By on October 27, 2017


Tropical Storm Selma [Courtesy NOAA]

Tropical Storm Selma
[Courtesy NOAA]

San Ignacio, CAYO. Friday, October 27, 2017. We normally prepare for tropical storms and hurricanes from the East that race across the Caribbean Sea.

But tonight a storm that is approaching from the south, more precisely from the Pacific Ocean, is likely to bring torrential rains over the Toledo district this weekend.

Tropical Storm Selma is approaching the Guatemala/El Salvador border and in advance of the storm’s arrival on the Central American mainland, moisture ahead of the system will give rise to unstable weather conditions over Belize, particularly the central and southern areas of the country.

Officials from NEMO and the Belize Weather Bureau say they do not expect Tropical Storm Selma to cross Belize.

T..S. Selma [NHC graphic]

T..S. Selma
[NHC graphic]

But its proximity to the country will bring increased shower activity on Saturday and on Sunday.

An advisory issued by the National Emergency Management Organization, NEMO today calls on residents, particularly of the Toledo district “to be prepared for possible heavy rainfall and flash floods.”

According to the Miami-based National Hurricane Center, “Selma is expected to produce total rain accumulations of 3 to 6 inches over El Salvador, southern Guatemala, southern Honduras and far western Nicaragua over the next couple of days.”

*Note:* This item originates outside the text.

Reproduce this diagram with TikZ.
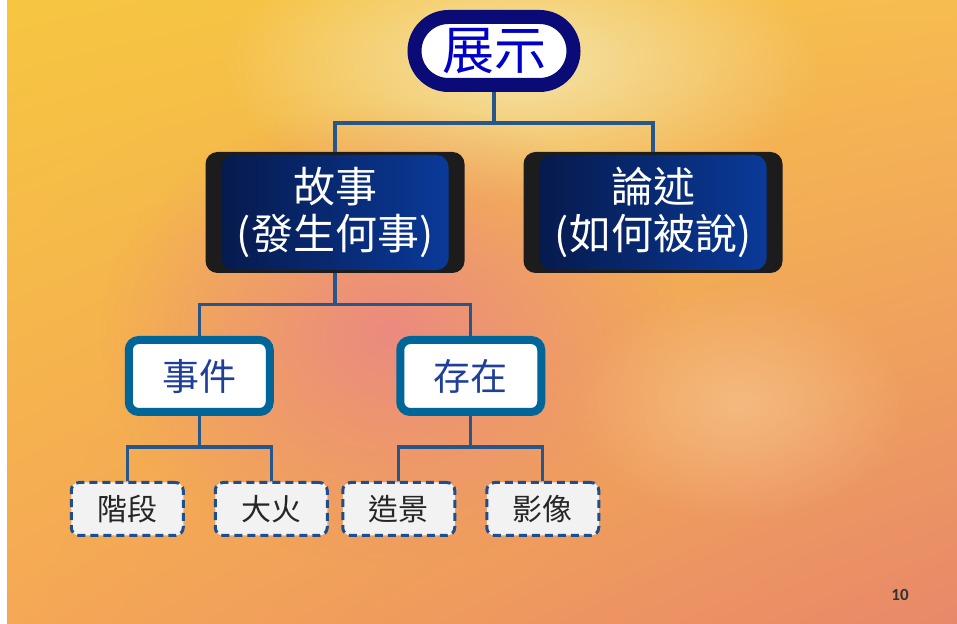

The NHC says that “isolated maximum amounts of 10 inches are possible in El Salvador and southern Guatemala,” rainfall amounts that “could cause life-threatening flash floods and mudslides.”

Tropical Disturbance [NOAA map]

Tropical Disturbance
[NOAA map]

Meanwhile, the broad area of low pressure that has been lingering offshore Nicaragua is showing signs of development.

It continues to move in a northerly direction and does not pose any threat to Belize at this time as most of the heavy winds and rains are on the eastern side of the system and well out to sea.

It is expected to gradually turn to the north-east later this weekend.

Late this evening, the National Hurricane Center issued its first advisory on the system, designating it as a potential Tropical Cyclone 18, placing it near latitude 17.8 North, longitude 84.5 West.

Potential Tropical Cyclone 18 [NOAA map]

Potential Tropical Cyclone 18
[NOAA map]

The NHC advisory says tht the Tropical Disturbance has maximum sustained winds near 40 miles per hour with higher gusts and some strengthening is forecast during the next 24 to 36 hours.

It is currently moving toward the north-northwest at near 6 miles per hour; but a “a faster motion toward the northeast on Saturday and Sunday. On the forecast track, the system will move across western Cuba late Saturday and move through the northwestern Bahamas Saturday night and early Sunday.”